Once an event occurs in history, most often it occurs again. This vicious cycle is frequently inevitable and it may apply to both the history of countries as well as to the history of family occurrences. In the short story “Roman Fever” by Edith Wharton, the history of past family members are reflected in the lives of the newer generations. Through analyzing this, the reader is able to discover the true symbolism behind the title “Roman Fever”, which affects all generations equally. In the story, the character, Mrs.
Slade says Rome stand for different things to each generation of travelers. To [their] grandmothers, Roman fever; to [their] mothers, sentimental dangers- how [she and Ms. Ansely] used to be guarded! – to [their] daughters, no more dangers than the middle of Main Street. They don’t know it- but how much they’re missing (Wharton 29). This idea explains how each generation is similar in which they all suffered from the Roman fever. However, they are different because each generation suffered from it, in a different way.
Like a newly introduced disease with no cure the Roman fever attacked the first generation with full force, therefore, they experienced it harshly. After a generation, the disease was still strong and therefore they “use to be guarded”(29). Though as technology progressed as well as medical knowledge, the Roman fever is not as big of a threat to the current generation anymore. This idea of the Roman fever parallels to the standards of behaviors, which have changed from one generation to the next. In the older generations they took care of their problems in a more wicked way than the earlier generations.
For example, “Great- aunt Harriet… who was supposed to have sent her young sister out to the Forum after sunset to gather… flowers…But she really sent her because they were in love with the same man” (50-55).
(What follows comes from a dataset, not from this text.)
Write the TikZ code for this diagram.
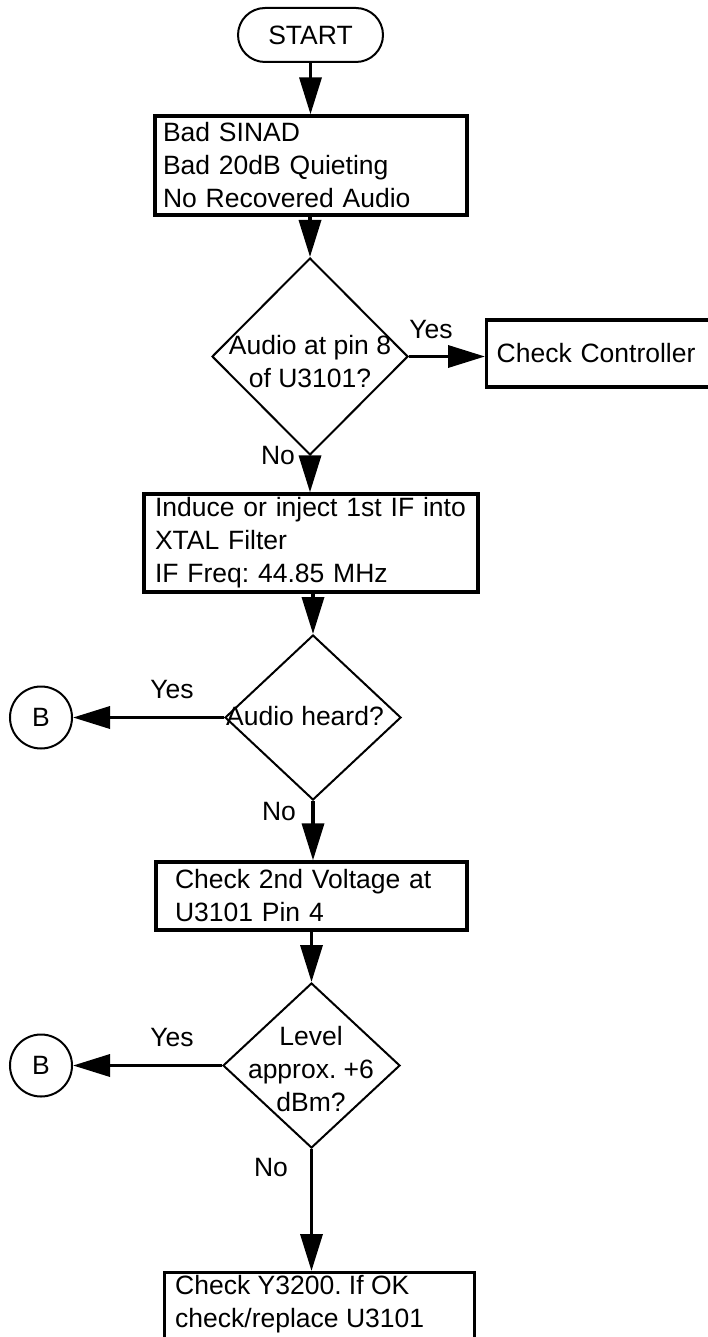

As a result, Harriet killed her sister. This parallels to the Roman Fever when it was severe. When it comes to Mrs. Slade and Mrs. Ansely’s they differ in how they take action to their jealousy. Unlike, Harriet who killed her enemy, Mrs. Slade just causes Mrs. Ansely to get a less severe sickness.
Nevertheless, this does not exclude the fact that both generations take a similar approach in which they hurt their enemy’s, a clear instance of how history is repeating. Both generations continue to be very similar in a number of ways. First of all, is Grace Ansley’s daughter, Barbara Ansley, who resembles Alida Slande. Mrs. Slade was “more effective- [and] had more edge” (22), just as Barbara does. Jenny Slade on the other had is more like Grace Ansley who “was [an] extremely pretty girl who somehow made youth and prettiness seem as safe as their absence” (22).
Both young women held a similarity to the women of the older generation, in which all women from both generations were “sentimental” (15). Therefore, by making both generations so parallel Wharton is suggesting that the daughter’s life will be a rewrite their mother’s lives. Overall, the idea that history will be repeated in subsequent generations further expands the meaning of the title “Roman Fever”. Through the realization that all generation have something in common, the reader is able to note, the role the Roman fever has throughout the plot.
First, the Roman fever allowed Aunt Harriet to get rid of her sister, who loved the same man as she did. In the next generation, Mrs. Slade took advantage of the Roman fever, in her attempt to get Mrs. Ansley sick so she would not get in the way of her marriage. The fever continues into the next generation with Mrs. Slande’s burning feverous jealousy towards Barbara’s free spirit, which Jenny does not hold. Therefore, the Roman fever will continue to create the story, and follow future generations, as they play back history.